Acabou. Percebe-se no ar que chegou ao fim uma época, um momento da nossa vida colectiva e que existe um desejado ponto sem retorno. E, na verdade, para “aquilo” já não é possível voltar, pode ser para outra coisa pior ou para outra coisa diferente, mas para o mesmo já não há caminho.
O modo como “acabou” conta muito, porque é diferente dos modos tradicionais da vida política portuguesa. Se o governo PSD-PP tivesse acabado nas urnas por uma vitória do PS mesmo tangencial, o efeito de ruptura estaria muito longe de existir, mesmo que o governo PS não fizesse muito de diferente do que o actual governo minoritário vai fazer. Foi a ecologia da vida política portuguesa que mudou, com o fim da tese do “arco de governação” e, mais do que qualquer solução, que pode ser precária, não durar ou acabar mal, acabou a hegemonia de uma das várias construções que suportavam a ideologia autoritária que minava a democracia nestes dias, a do “não há alternativa”.
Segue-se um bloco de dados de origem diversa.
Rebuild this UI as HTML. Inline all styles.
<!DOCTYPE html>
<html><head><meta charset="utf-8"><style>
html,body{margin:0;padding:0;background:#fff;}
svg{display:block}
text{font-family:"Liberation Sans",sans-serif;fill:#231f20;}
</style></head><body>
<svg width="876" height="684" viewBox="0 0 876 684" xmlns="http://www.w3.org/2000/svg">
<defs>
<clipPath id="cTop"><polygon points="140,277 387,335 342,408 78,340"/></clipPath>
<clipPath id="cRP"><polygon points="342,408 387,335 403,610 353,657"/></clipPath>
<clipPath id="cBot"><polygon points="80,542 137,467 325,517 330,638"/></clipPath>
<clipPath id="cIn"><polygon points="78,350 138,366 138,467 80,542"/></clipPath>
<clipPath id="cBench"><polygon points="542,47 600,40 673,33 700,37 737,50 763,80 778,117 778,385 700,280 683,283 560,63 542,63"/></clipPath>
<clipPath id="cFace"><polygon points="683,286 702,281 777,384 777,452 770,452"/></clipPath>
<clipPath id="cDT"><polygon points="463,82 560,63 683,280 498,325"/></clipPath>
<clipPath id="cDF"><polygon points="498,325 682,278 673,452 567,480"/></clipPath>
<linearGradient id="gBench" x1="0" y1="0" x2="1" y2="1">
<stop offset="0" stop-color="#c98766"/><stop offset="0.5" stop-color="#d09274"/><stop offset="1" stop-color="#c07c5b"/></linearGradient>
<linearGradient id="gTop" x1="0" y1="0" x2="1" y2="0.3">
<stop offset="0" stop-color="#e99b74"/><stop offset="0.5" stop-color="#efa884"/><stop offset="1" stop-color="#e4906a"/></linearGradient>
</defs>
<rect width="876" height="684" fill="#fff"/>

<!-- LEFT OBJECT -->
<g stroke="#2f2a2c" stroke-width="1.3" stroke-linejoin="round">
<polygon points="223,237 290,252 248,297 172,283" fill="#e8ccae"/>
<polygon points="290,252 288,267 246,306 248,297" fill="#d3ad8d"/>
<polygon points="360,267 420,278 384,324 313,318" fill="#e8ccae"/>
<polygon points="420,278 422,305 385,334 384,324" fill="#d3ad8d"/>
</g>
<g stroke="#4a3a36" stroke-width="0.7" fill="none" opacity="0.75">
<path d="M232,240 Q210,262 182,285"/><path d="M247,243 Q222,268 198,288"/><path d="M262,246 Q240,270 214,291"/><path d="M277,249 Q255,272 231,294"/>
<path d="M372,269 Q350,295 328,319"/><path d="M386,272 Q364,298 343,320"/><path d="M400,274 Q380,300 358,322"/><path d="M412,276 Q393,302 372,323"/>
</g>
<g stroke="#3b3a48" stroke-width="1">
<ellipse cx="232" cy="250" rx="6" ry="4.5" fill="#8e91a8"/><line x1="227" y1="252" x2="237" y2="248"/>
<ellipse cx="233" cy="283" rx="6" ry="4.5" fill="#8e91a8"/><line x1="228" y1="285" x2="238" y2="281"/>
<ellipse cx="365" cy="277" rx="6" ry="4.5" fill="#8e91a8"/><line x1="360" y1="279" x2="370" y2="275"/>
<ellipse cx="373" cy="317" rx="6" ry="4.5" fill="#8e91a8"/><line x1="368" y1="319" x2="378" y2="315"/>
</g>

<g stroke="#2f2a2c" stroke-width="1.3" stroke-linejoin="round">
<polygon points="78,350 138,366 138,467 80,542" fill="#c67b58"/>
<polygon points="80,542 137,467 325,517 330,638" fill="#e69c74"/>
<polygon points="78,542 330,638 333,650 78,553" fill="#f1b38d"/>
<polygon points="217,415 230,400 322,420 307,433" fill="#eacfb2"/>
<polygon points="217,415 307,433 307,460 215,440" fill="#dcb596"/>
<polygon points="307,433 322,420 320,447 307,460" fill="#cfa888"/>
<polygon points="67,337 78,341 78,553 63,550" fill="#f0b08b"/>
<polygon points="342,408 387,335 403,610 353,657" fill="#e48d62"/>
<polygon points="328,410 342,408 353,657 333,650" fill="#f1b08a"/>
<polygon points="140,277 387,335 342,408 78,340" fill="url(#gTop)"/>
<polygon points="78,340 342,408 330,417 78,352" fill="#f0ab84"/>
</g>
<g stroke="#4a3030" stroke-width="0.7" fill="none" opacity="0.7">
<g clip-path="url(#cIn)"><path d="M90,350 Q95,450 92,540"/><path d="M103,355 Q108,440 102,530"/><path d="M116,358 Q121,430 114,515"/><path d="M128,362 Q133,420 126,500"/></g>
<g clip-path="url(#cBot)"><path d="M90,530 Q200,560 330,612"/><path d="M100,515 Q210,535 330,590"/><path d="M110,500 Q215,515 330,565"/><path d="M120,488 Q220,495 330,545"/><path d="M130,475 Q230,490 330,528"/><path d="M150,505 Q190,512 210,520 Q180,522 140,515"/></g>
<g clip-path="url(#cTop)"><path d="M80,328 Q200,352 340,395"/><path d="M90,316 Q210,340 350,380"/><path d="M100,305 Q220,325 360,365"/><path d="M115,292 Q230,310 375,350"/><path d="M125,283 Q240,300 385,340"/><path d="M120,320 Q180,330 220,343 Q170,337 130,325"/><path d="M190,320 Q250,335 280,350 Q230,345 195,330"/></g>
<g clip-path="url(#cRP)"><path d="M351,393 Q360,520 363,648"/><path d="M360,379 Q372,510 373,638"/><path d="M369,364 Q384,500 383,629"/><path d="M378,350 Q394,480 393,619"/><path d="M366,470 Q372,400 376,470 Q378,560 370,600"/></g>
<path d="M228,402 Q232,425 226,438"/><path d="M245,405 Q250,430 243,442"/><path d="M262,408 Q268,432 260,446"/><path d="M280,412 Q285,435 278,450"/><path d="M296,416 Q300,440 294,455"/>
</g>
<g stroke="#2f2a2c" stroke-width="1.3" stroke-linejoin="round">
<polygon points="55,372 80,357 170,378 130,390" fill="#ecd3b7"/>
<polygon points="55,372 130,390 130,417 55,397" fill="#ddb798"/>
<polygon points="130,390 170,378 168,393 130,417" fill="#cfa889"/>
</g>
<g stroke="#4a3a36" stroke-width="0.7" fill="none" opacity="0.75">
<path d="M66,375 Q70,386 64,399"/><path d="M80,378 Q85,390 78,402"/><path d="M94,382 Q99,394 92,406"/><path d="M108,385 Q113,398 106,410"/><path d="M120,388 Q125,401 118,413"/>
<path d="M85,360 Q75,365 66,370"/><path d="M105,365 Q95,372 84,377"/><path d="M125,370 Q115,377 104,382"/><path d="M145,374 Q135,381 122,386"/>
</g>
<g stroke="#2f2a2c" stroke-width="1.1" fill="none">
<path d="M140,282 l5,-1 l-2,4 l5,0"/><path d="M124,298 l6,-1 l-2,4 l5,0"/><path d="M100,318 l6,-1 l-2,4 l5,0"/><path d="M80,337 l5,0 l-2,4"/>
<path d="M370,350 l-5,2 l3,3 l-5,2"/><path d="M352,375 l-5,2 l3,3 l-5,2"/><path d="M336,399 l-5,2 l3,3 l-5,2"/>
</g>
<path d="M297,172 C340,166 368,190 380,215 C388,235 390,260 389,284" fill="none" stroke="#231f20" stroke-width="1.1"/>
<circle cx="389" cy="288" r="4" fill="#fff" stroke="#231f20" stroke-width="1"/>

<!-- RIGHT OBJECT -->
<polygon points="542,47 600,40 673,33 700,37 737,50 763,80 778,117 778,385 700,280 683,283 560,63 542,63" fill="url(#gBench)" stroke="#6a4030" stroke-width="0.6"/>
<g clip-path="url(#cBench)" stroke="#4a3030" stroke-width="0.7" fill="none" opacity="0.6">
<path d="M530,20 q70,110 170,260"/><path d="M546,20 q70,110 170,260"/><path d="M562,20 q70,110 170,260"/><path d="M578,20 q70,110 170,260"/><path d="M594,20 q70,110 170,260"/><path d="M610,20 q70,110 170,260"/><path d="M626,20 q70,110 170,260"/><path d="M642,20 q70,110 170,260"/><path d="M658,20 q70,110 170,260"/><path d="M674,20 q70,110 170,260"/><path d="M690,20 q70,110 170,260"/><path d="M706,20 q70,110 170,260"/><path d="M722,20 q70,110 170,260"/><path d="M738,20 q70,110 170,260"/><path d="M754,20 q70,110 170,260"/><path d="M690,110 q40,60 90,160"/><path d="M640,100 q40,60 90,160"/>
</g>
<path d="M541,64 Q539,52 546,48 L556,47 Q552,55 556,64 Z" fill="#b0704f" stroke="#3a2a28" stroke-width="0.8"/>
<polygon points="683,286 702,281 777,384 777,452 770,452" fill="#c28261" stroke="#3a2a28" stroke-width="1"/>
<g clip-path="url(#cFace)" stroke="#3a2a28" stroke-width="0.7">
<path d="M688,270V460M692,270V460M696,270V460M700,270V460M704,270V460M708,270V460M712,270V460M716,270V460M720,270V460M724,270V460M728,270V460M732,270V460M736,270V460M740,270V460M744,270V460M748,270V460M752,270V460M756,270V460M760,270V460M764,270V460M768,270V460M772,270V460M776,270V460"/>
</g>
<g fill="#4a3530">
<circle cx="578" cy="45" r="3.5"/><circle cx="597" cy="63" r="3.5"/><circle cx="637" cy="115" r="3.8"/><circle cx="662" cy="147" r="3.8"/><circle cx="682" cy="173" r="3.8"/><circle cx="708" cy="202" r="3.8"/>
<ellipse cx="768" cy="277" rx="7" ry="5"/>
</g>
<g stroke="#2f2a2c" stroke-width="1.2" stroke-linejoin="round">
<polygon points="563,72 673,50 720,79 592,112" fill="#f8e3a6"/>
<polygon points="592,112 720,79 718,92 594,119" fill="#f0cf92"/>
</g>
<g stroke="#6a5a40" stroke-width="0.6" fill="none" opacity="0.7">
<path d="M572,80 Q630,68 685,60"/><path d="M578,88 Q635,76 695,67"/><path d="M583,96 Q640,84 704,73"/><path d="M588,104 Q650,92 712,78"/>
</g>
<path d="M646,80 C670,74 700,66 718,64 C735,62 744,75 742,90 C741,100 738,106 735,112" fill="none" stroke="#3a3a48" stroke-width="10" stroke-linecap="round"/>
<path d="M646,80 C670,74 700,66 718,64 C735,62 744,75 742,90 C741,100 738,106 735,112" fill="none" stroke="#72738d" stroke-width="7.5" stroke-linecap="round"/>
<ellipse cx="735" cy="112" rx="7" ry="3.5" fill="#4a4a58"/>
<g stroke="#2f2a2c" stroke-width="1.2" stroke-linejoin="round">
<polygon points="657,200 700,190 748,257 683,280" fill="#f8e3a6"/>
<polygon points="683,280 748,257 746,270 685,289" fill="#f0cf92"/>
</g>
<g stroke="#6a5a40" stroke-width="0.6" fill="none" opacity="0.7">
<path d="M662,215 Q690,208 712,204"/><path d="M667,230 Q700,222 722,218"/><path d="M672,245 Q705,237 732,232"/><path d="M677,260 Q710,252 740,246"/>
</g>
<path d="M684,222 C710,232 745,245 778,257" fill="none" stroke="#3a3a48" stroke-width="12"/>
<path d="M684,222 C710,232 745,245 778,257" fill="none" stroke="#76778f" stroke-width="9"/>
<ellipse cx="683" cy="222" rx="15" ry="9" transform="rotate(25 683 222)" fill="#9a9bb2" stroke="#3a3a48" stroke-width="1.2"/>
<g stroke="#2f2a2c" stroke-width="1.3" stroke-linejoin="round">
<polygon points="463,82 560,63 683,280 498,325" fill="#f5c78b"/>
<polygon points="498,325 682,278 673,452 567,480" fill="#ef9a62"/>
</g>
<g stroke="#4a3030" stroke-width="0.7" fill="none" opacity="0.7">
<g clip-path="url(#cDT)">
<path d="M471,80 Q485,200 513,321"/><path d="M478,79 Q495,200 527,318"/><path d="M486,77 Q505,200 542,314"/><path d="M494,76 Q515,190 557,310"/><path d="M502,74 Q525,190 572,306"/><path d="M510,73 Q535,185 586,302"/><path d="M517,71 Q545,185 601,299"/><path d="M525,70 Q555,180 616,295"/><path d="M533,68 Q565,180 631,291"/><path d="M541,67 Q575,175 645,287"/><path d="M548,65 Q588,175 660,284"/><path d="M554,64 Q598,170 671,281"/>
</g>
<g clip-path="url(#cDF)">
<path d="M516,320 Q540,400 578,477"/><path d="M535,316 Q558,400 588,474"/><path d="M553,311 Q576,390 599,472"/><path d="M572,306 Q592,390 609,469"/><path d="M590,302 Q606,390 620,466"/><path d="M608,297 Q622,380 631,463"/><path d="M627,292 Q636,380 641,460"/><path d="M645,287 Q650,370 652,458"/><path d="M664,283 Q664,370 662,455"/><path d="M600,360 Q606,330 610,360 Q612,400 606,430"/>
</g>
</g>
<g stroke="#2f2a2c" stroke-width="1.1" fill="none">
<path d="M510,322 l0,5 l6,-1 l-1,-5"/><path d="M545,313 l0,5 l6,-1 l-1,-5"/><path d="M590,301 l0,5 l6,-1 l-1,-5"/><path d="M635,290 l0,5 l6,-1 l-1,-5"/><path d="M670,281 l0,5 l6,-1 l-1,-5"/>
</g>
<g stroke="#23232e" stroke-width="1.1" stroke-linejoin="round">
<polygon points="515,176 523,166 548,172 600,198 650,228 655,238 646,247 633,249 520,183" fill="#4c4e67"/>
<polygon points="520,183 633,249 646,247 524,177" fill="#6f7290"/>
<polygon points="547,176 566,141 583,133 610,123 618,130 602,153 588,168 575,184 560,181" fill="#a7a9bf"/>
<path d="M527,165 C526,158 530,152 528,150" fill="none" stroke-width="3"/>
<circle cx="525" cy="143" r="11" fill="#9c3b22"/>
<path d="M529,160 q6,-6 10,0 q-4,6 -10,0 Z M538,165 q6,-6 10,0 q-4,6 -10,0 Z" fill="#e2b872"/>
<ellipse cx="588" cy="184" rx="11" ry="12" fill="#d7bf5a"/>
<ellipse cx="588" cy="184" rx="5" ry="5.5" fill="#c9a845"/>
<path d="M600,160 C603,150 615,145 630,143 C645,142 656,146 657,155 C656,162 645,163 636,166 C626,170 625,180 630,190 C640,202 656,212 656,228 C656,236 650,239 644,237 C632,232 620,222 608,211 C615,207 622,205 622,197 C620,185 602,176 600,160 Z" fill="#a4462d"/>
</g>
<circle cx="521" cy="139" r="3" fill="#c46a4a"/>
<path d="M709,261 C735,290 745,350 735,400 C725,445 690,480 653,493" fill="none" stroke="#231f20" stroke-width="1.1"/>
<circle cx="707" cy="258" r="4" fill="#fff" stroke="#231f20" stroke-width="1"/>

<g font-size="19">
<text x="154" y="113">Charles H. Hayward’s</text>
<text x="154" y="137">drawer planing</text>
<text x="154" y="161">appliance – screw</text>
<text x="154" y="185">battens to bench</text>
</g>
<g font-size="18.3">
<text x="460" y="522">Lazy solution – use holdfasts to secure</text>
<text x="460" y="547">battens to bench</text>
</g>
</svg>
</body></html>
Acabaram os votos de primeira e os de segunda, com o escândalo de também os votos de um torneiro numa oficina de reparações, que faz todas as opções erradas e tribunícias, é sindicalizado nos metalúrgicos, vive na margem sul, e vota na CDU, também valer para que haja um governo de pacíficos funcionários públicos e professores que votam no PS, ex-membro do “arco da governação”. Não é por amor ao governo de Costa, nem ao PS, é outra coisa, é porque não queriam os “mesmos” e foi essa força que os fez acabar. Vem aí o PREC? Se a asneira pagasse multa podíamos enviar os asneirentos num pacote para pagar a dívida e ainda ficávamos com um superavit.
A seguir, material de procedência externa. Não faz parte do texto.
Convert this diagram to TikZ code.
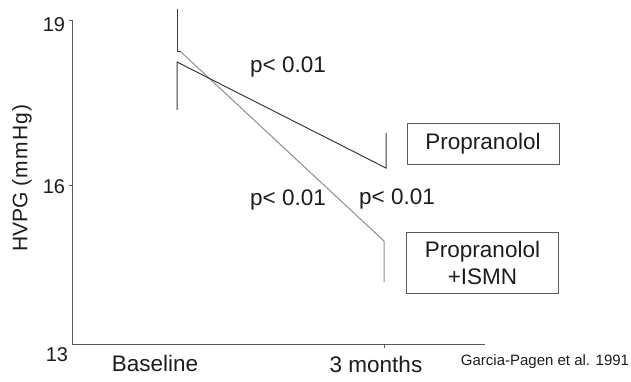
\documentclass[tikz,border=0pt]{standalone}
\usepackage{fontspec}
\setmainfont{Liberation Sans}
\definecolor{txt}{HTML}{1C1C1C}
\definecolor{darkln}{HTML}{3A3A3A}
\definecolor{grayln}{HTML}{8E8E8E}
\definecolor{axisln}{HTML}{5A5A5A}
\begin{document}
\begin{tikzpicture}[x=1pt,y=-1pt,
  axis/.style={draw=axisln,line width=0.9pt},
  darkline/.style={draw=darkln,line width=1pt},
  grayline/.style={draw=grayln,line width=1pt},
  lbl/.style={text=txt,inner sep=0pt,font=\fontsize{22.5}{26}\selectfont},
  num/.style={text=txt,inner sep=0pt,font=\fontsize{20}{24}\selectfont},
  legendbox/.style={draw=axisln,line width=0.9pt,text=txt,inner sep=0pt,align=center,
    font=\fontsize{22.5}{27}\selectfont,minimum width=152pt}
]
\useasboundingbox (0,0) rectangle (631,382);
% axes
\coordinate (ytop) at (72,20);
\coordinate (orig) at (72,344);
\coordinate (xend) at (485,344);
\draw[axis] (ytop) -- (orig) -- (xend);
\coordinate (t19a) at (69,20);  \coordinate (t19b) at (72,20);
\coordinate (t16a) at (69,185); \coordinate (t16b) at (72,185);
\coordinate (t3ma) at (384,344); \coordinate (t3mb) at (384,348);
\draw[axis] (t19a) -- (t19b);
\draw[axis] (t16a) -- (t16b);
\draw[axis] (t3ma) -- (t3mb);
% tick labels
\node[num] (n19) at (54,25) {19};
\node[num] (n16) at (54,187) {16};
\node[num] (n13) at (57,355) {13};
\node[lbl] (xb) at (155,363) {Baseline};
\node[lbl] (x3) at (376,364) {3 months};
\node[text=txt,inner sep=0pt,font=\fontsize{15}{18}\selectfont] (ref) at (545,362) {Garcia-Pagen et al. 1991};
\node[text=txt,inner sep=0pt,rotate=90,font=\fontsize{21}{24}\selectfont] (ylab) at (22,178)
  {HVPG {\addfontfeature{LetterSpace=6}(mmHg)}};
% data
\coordinate (b1top) at (177,9);
\coordinate (b1m) at (177,52);
\coordinate (b1h) at (181,52);
\coordinate (b2m) at (177,62);
\coordinate (b2bot) at (177,110);
\coordinate (p3m) at (386,168);
\coordinate (p3top) at (386,133);
\coordinate (i3m) at (384,241);
\coordinate (i3bot) at (384,282);
\draw[darkline] (b1top) -- (b1m) -- (b1h);
\draw[grayline] (b1h) -- (i3m) -- (i3bot);
\draw[darkline] (b2bot) -- (b2m) -- (p3m) -- (p3top);
% p values
\node[lbl] (pa) at (288,67) {p< 0.01};
\node[lbl] (pb) at (288,200) {p< 0.01};
\node[lbl] (pc) at (397,199) {p< 0.01};
% legend
\node[legendbox,minimum height=41pt] (lp) at (483,143.5) {Propranolol};
\node[legendbox,minimum height=61pt] (li) at (482.5,262.5) {Propranolol\\+ISMN};
\end{tikzpicture}
\end{document}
Pode até não mudar muito, porque já mudou muito.
Acabou?
Não. Há muita coisa que não acabou. Há um rastro de estragos, uns materiais e outros espirituais, que não vão ser fáceis ou sequer possíveis de superar numa geração. Sempre que um jornalista fizer a pergunta pavloviana de “quem paga?” ou “quanto custa?” só sobre salários, pensões e reformas, ou seja aquilo que interessa aos que tem menos e nunca faça a mesma pergunta em primeiro lugar, e muitas vezes único lugar, para tudo o resto, benefícios fiscais, impostos sobre os lucros, “resolução” de bancos, PPPs, swaps, etc. ainda não acabou. Sempre que alguém “explicar”, com um encolher irónico dos ombros e completa e absoluta indiferença, a ineficácia da fiscalidade sobre a riqueza, porque os capitais “deslocam-se” como água para outros sítios, para offshores, e podem sempre fugir, e por isso “não vale a pena” sequer admitir tentar taxá-los, ainda não acabou. Sempre que se considera como normal que quem manda em nós, eleitores, portugueses, Portugal, são uns burocratas de Bruxelas e uma elite de governos europeus, que nos governam por “instruções”, “directivas”, “regras”, interpretadas rigidamente para países como Portugal e com ampla folga para países como a França, ainda não acabou. Sempre que o dolo, a violação da confiança e dos contratos com os de “baixo” e a inviolabilidade com os de “cima”, continuar a ser a prática de um estado de má-fé, ainda não acabou. Sempre que se cultive, dissemine, impregne, envenene a vida pública com a indiferença com a pobreza, o desemprego, a quebra de qualidade de vida, a perda de dignidade quando se vê a casa penhorada , ou se perde o carro na frágil classe média que criamos depois do 25 de Abril, retirando da pobreza muitas famílias para lhes dar outros horizontes pelo trabalho e, aos seus filhos, pela educação, e se vê tudo isto como efeitos colaterais não se sabe de quê, embora se saiba para quem, ainda não acabou. Sempre que se despreza os que vivem com dificuldades do seu trabalho e se valorize a esperteza e o subir na vida, ainda não acabou. Sempre que se violam direitos sociais, protecções aos que menos força têm, reivindicações de gerações inteiras, ainda não acabou.
Sempre que se acha que isto é radicalismo e não decência, ainda não acabou.